Last-Modified: Wed, 29 Jan 2025 16:20:20 GMT
Vary: accept-encoding, accept
Server: cloudflare
Wha-What? A Weak ETag? How? Why?
How NPM CLI handles this
After some digging, it seems NPM’s CLI is quite… simple. It internally caches the contents for 5 minutes. After that, it just downloads it again.
Workarounds
We could (which does not mean we should) read the initial headers and drop
the connection, but that does not mean we won’t receive the payload on a GET
request, we will only be breaking HTTP semantics. After all, the remote will be
shoving the payload to our connection nonetheless.
Another option would be perform the same GET
, but using Range
to not
get a body, as it seems the server supports it. Let’s try:
Leveraging Range
Header
The server seems to support byte ranges, as announced by the header
Accept-Ranges: bytes
. So let’s ask for a single byte. We will waste a single
byte, but at least it’s not 30-50MB depending on the manifest. I’ll keep the
If-None-Match
just for extra measure.
GET /react HTTP/1.1
If-None-Match: "5611f329debbb41fda058497d0d4c7d8"
Range: bytes=0-0
Host: registry.npmjs.org
Connection: close
User-Agent: [REDACTED]/0.1.0
HTTP/1.1 206 Partial Content
Date: Thu, 30 Jan 2025 12:54:36 GMT
Content-Type: application/json
Content-Length: 1
Connection: close
Content-Range: bytes 0-0/5387821
CF-Ray: 90a19c9078a51b24-GRU
CF-Cache-Status: HIT
Access-Control-Allow-Origin: *
Age: 11
Cache-Control: public, max-age=300
ETag: "5611f329debbb41fda058497d0d4c7d8"
Last-Modified: Wed, 29 Jan 2025 16:20:20 GMT
Vary: accept-encoding, accept
Set-Cookie: _cfuvid=hY7zxXExF2P4mja1cX6ynhOfcoAuJzxR42SmGTiLJvY-1738241676925-0.0.1.1-604800000; path=/; domain=.npmjs.org; HttpOnly; Secure; SameSite=None
Server: cloudflare
Success! We got a single byte, and a 206
status response. Is that enough? I
honestly don’t think so, considering that the server returns an ETag
. But if
that’s the only alternative, I’ll happily stick with it, although it feels a
really, really hacky solution.
Contacting NPM Support
I raised a ticket with NPM support to understand what is going on, but so far, I haven’t found a suitable alternative.

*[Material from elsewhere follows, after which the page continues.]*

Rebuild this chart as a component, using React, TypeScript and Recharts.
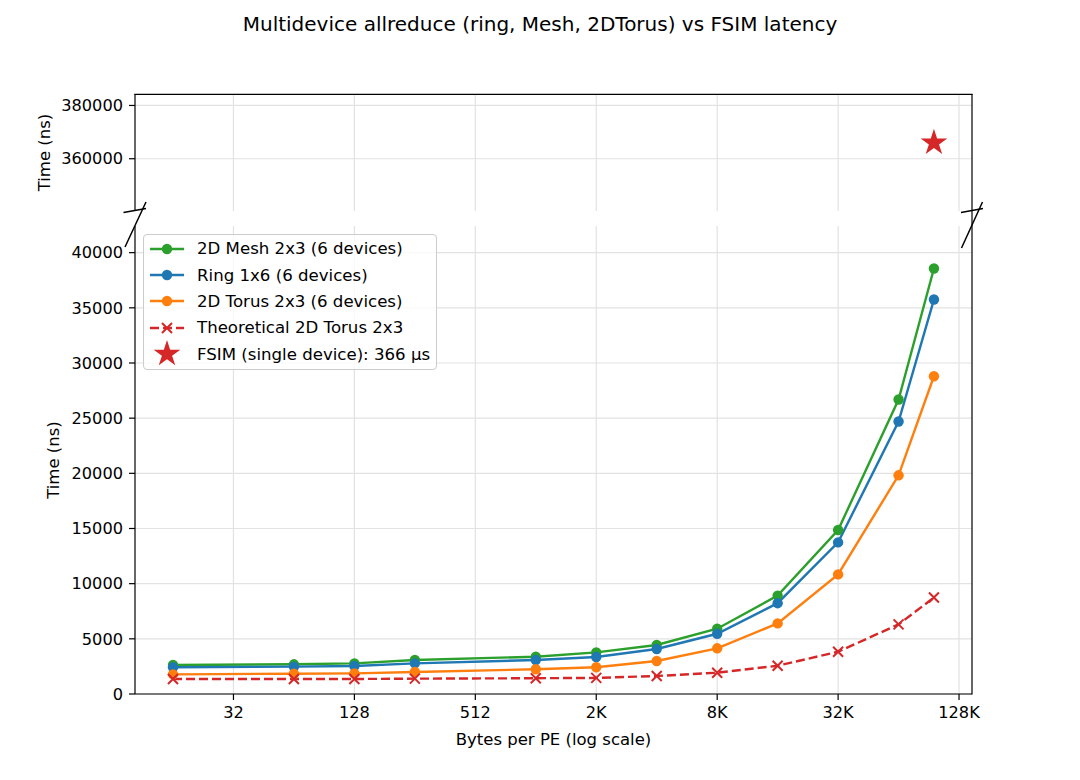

Will update this once I get a response from the fine folks at NPM.
One month later, I got the following reply from NPM Support:
So sorry for the oversight and delay addressing your concerns.
As previously mentioned, with the behavior you're seeing with the If-None-Match
header for registry.npmjs.org, it’s not expected for it to always send the full
payload when the ETag matches. Normally, if the If-None-Match header matches the
ETag returned by the registry, the server should respond with a 304 Not Modified
status, not the full payload.
It might be worth checking if there's anything else in the request (such as
additional headers or network issues) affecting the behavior.
As we’ve reached the maximum allowable time for keeping this ticket open, we
will be closing it. However, the issue is documented and escalated it to our
engineering team for further resolution.
We will continue working on this and encourage you to check periodically for any
updates on the status. I'll reach out with any updates.
We truly appreciate understanding throughout this process.
So… Not fixed, and perhaps won’t be. Bummer.